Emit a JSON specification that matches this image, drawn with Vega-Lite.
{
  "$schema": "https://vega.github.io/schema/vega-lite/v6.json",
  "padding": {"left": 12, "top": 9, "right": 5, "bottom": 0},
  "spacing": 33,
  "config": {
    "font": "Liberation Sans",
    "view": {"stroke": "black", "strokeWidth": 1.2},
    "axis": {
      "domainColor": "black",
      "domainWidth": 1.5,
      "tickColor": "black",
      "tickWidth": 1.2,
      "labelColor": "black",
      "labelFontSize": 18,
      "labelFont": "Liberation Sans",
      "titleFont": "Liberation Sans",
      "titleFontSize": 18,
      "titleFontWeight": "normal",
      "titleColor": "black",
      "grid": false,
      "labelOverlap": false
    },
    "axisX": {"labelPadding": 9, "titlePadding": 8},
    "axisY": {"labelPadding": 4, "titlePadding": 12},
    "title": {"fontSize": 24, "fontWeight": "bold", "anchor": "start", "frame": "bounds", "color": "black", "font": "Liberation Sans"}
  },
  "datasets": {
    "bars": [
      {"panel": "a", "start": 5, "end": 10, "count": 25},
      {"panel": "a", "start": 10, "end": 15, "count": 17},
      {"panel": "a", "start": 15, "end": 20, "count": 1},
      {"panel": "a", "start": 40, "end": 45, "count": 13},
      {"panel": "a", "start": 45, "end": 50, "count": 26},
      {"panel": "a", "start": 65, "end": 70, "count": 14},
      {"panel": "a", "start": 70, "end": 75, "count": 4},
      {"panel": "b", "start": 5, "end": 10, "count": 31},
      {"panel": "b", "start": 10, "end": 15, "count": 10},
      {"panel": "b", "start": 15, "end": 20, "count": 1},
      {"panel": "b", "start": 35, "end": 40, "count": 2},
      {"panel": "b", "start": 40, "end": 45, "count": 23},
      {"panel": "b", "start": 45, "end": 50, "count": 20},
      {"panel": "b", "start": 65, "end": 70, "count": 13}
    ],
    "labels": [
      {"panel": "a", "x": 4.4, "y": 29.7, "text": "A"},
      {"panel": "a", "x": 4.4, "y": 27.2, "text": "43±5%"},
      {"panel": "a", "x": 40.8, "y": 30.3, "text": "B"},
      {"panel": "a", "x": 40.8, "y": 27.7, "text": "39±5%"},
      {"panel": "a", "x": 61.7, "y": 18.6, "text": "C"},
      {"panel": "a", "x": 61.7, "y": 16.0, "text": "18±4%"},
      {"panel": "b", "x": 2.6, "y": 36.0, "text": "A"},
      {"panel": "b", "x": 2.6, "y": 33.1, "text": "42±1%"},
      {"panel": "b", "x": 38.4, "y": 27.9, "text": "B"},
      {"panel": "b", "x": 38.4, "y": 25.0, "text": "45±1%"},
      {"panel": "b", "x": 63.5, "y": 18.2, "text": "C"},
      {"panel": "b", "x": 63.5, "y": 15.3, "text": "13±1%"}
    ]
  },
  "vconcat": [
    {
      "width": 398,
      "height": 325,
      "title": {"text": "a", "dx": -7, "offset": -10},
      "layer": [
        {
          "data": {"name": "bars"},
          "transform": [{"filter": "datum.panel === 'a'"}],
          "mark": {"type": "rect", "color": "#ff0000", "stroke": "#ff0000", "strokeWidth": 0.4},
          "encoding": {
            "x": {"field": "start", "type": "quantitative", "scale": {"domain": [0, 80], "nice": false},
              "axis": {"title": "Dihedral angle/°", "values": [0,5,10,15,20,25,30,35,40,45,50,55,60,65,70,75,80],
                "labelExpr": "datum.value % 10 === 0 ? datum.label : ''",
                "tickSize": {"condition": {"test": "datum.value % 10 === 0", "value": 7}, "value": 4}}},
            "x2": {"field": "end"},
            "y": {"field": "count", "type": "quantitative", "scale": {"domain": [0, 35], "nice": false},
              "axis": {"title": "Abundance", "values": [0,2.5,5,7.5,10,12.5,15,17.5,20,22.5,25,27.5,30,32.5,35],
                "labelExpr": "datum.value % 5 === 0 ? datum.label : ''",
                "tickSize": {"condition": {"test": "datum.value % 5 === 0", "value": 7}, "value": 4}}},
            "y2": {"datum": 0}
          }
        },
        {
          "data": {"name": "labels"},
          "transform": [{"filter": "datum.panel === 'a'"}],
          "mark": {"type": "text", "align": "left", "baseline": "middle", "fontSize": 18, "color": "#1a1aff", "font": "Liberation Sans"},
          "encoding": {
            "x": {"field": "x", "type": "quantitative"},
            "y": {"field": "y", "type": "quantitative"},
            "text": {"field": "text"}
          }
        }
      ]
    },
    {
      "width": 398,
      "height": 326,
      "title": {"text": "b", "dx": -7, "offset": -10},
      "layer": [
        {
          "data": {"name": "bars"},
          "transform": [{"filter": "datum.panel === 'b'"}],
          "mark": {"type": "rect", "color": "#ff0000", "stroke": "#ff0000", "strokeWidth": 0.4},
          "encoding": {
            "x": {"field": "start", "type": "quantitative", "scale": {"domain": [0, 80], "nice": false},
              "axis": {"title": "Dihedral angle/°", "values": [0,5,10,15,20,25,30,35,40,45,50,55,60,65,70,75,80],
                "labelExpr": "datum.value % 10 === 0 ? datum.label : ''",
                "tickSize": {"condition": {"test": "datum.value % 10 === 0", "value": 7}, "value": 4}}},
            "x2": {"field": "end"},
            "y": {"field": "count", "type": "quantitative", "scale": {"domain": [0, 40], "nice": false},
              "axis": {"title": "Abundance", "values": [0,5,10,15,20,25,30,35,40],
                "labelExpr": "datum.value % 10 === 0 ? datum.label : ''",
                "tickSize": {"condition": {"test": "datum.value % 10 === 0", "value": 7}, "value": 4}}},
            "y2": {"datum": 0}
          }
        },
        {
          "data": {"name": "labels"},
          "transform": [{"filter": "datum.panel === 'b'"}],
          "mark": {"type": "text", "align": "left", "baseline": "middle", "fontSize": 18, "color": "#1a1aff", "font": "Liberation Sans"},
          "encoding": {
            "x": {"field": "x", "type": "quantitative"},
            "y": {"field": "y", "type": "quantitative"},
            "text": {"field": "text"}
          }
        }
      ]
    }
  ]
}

* * *

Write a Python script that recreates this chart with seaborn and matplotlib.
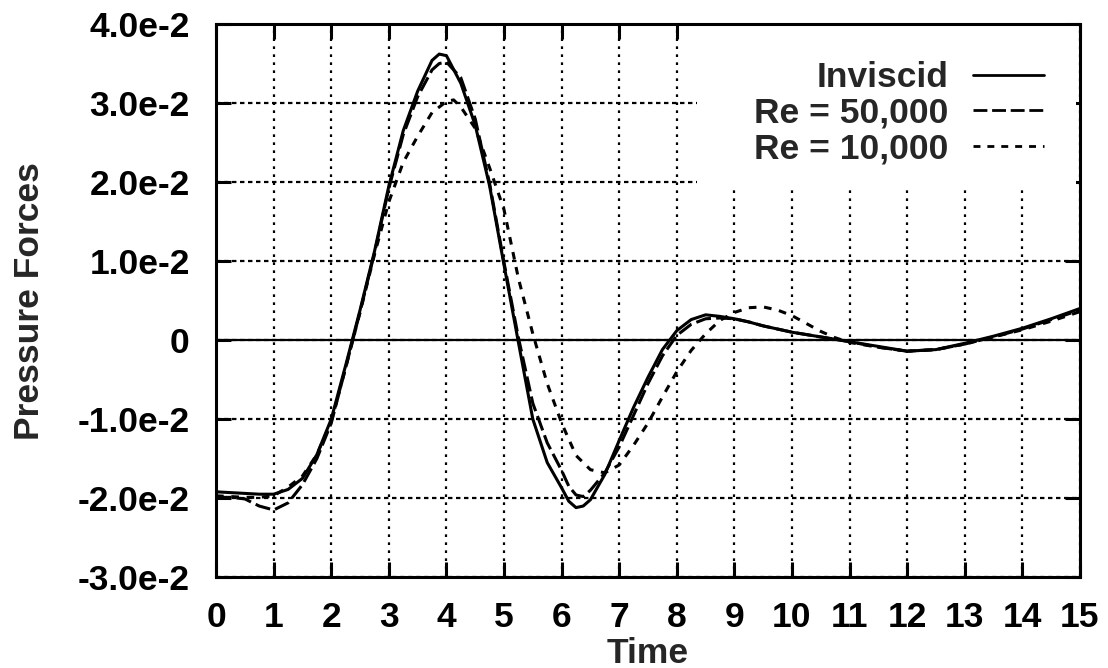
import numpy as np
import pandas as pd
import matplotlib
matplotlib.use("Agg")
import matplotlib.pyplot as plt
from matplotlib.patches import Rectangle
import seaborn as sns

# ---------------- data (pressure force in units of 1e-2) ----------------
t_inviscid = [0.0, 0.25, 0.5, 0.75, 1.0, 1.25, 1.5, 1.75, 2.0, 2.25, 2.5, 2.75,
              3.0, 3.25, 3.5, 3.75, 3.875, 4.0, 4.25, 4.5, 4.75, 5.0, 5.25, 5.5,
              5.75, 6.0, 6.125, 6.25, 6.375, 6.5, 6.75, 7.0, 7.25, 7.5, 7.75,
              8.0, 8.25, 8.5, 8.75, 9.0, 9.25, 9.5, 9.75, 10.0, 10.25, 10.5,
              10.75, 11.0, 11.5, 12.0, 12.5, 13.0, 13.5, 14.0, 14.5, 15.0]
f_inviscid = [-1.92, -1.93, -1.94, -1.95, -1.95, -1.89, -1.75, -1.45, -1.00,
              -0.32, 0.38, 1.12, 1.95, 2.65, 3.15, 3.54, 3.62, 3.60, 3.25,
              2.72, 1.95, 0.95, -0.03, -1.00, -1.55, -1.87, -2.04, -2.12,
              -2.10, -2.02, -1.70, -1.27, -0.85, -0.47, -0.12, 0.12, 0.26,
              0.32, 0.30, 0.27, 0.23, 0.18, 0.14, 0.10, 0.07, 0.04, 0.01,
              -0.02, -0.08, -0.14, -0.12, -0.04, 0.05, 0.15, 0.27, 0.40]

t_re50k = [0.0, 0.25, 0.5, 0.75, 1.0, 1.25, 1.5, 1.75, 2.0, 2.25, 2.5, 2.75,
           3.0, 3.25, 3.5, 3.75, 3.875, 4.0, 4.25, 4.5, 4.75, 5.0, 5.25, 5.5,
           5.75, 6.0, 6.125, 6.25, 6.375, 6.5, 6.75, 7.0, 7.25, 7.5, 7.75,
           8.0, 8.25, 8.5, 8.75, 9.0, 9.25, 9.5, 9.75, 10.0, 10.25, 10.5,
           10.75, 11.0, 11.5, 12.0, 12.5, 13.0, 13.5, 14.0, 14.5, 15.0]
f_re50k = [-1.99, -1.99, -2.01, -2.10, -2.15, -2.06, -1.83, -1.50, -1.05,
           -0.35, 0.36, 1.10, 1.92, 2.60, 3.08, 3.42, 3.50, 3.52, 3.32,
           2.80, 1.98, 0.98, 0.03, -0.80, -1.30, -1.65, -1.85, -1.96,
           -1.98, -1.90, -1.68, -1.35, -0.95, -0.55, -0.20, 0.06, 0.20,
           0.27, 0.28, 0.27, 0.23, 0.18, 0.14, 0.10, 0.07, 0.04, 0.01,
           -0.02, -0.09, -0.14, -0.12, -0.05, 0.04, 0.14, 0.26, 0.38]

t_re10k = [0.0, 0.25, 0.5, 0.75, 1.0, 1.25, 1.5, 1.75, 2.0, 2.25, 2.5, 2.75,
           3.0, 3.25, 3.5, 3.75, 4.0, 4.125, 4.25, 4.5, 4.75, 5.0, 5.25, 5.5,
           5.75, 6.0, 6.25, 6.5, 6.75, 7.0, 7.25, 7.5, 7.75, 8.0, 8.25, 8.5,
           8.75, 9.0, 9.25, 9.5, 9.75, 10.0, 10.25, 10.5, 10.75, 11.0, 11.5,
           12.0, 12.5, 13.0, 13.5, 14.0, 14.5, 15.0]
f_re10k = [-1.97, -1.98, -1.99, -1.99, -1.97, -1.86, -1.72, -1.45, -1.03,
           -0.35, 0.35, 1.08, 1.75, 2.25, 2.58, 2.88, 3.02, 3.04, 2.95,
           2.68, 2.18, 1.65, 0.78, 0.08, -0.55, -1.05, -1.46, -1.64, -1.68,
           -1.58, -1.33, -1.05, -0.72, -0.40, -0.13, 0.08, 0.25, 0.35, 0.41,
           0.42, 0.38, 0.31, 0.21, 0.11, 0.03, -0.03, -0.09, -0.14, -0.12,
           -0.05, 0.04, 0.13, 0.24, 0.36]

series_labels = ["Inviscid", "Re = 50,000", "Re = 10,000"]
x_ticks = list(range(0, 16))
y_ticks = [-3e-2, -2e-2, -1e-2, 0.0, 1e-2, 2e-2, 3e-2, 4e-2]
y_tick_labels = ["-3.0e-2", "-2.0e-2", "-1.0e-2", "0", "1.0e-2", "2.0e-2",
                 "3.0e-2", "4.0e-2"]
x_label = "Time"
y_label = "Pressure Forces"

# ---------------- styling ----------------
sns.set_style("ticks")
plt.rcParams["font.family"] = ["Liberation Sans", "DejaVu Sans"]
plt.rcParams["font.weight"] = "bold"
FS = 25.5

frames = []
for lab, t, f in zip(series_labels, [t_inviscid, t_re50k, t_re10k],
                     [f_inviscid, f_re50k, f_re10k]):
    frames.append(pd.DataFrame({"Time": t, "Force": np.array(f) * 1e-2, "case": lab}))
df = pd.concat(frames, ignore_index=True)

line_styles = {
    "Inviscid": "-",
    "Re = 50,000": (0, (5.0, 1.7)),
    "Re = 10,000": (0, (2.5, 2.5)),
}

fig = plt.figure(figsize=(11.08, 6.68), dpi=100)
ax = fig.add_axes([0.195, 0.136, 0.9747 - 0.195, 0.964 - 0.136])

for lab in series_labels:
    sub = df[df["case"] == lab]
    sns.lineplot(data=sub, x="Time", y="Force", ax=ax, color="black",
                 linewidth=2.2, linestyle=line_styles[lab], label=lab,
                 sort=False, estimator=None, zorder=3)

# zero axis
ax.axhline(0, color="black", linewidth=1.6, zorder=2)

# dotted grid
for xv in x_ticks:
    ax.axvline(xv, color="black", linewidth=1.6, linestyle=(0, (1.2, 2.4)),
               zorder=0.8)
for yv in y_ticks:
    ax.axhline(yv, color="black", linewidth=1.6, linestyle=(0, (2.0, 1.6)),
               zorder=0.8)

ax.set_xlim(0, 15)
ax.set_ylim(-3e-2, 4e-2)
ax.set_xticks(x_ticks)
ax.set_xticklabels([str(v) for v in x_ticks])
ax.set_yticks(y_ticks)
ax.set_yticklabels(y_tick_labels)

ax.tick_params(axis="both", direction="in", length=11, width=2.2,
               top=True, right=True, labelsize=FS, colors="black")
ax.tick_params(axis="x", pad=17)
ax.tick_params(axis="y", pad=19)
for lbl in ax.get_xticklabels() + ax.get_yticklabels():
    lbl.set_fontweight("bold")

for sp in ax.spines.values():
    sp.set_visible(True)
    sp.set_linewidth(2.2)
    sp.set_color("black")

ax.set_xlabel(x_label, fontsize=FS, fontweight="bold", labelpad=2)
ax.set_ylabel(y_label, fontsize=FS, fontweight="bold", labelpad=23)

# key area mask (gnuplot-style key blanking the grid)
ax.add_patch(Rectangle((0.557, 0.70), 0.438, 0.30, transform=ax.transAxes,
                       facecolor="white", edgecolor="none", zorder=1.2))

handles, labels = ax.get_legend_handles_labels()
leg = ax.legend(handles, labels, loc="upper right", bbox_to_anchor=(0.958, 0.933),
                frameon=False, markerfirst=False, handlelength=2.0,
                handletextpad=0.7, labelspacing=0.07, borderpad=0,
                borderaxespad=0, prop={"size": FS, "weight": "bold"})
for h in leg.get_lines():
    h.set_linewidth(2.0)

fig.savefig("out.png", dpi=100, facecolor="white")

---

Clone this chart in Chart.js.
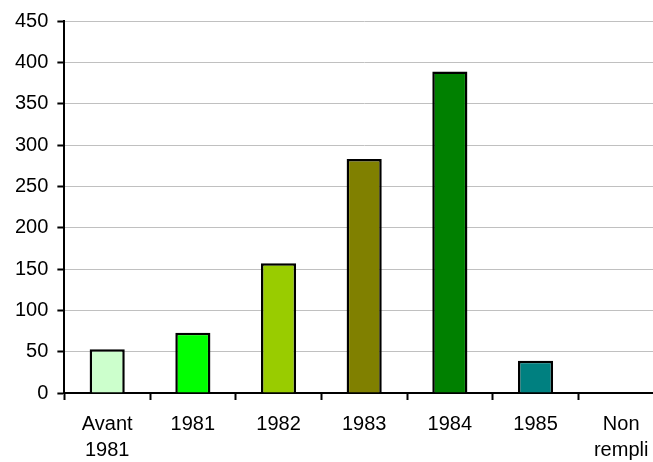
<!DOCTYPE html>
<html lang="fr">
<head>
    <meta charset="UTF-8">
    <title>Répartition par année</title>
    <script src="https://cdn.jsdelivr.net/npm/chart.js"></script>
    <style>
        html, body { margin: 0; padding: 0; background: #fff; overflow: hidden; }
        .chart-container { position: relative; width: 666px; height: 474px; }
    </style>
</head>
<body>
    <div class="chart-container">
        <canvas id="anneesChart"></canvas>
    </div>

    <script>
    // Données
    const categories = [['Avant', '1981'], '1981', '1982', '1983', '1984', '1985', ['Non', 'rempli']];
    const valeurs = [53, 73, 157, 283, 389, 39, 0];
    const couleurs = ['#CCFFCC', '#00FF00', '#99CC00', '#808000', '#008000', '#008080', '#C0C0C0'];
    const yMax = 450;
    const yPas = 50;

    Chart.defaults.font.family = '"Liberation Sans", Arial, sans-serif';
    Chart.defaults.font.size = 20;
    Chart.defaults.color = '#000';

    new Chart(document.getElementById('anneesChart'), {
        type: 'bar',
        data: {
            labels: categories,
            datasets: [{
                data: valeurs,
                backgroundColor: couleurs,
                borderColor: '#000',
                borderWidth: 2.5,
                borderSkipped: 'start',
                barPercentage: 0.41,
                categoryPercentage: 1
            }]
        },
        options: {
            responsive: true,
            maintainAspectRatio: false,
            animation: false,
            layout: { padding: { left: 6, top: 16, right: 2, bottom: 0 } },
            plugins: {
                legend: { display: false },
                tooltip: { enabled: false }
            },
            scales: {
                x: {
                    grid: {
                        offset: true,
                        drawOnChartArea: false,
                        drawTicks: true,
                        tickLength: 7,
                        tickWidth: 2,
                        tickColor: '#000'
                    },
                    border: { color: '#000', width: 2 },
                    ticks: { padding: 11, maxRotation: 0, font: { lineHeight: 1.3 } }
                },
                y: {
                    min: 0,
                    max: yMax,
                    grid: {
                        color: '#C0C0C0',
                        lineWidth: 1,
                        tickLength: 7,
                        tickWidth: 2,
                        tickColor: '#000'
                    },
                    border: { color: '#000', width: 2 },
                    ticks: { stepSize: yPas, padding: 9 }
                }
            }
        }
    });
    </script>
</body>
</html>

TASK GOAL: Make an exact copy of only the lines from the one with "Write a Python" through the one with "import seaborn as sns". Pictures don't belong in it.

RESULT FOR THIS TASK:
Write a Python script that recreates this chart with seaborn and matplotlib.
import numpy as np
import pandas as pd
import matplotlib
matplotlib.use("Agg")
import matplotlib.pyplot as plt
from matplotlib.patches import Rectangle
import seaborn as sns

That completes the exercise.